I still find myself playing the calendar game. This is something I've always done, comparing one year to the next, gauging progress and change. It's common for me to comment on something by saying, "A year ago at this time..." Since April 15th, the calendar game has been less fun than it used to be.
Actually, these days a year ago were some good ones. Shannon felt good and we were carrying on with school and sports and life. Reading and re-reading and re re-reading the book in recent days means I know what we were doing almost to the day throughout our journey. Erin started reading me something from the book the other day and I could recite it back to her, verbatim. Erin laughed and said "Geez, Mom. Do you have this thing memorized?" Um, yeah...

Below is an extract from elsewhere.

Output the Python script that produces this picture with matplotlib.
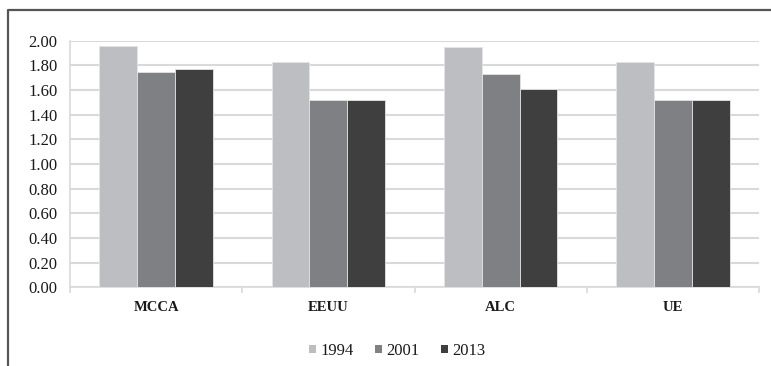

So, that means that I can tell you that last year during the last week of October we were getting the hockey schedule set for the year, starting basketball practices, getting ready for Halloween, and going to celebrate Papa O'Hara's 88th birthday. I wrote a sentence in this blog last October that read "We continue to try not to be overwhelmed by the big picture because the little picture looks good." Damn.
It struck me today that, if I think about it, those words ring true for me even now. I shouldn't project to the future and worry about the big picture. That's when the sadness and fear creep in. Stay in the present. If I look at the little picture that is today, it's a good one.
I taught tennis classes to some fun kids today, and Erin did all her homework and made herself dinner while I was teaching. Excellent! Then we were off to Erin's piano lesson where she and Glenna spent part of the lesson talking about the Broadway show we saw. Glenna just happened to have a book full of Gershwin tunes, and she played a little 'S Wonderful for Erin before sending the book home for us so we could hunt and peck out some of these toe tapping tunes.
Dan is having a good day, too. He's at the Wisconsin Motor Carriers Annual Show in Green Bay and this year it includes a tour of Lambeau Field. Even a Packer hater can appreciate a chance to stand on that field.
So, if I look at the little picture, it's a happy one. If I start to worry about what's ahead - winter, the holidays, etc. - I get scared. I also know that the calendar game gets tougher in just a few weeks time. A year ago this was the beginning of the last good month of Shannon's life. I can't quiet my mind enough to forget that.
This weekend we will prepare for Halloween, and then go celebrate Grandpa Ed's 89th birthday. Just like we did a year ago. Same as it ever was. And totally different.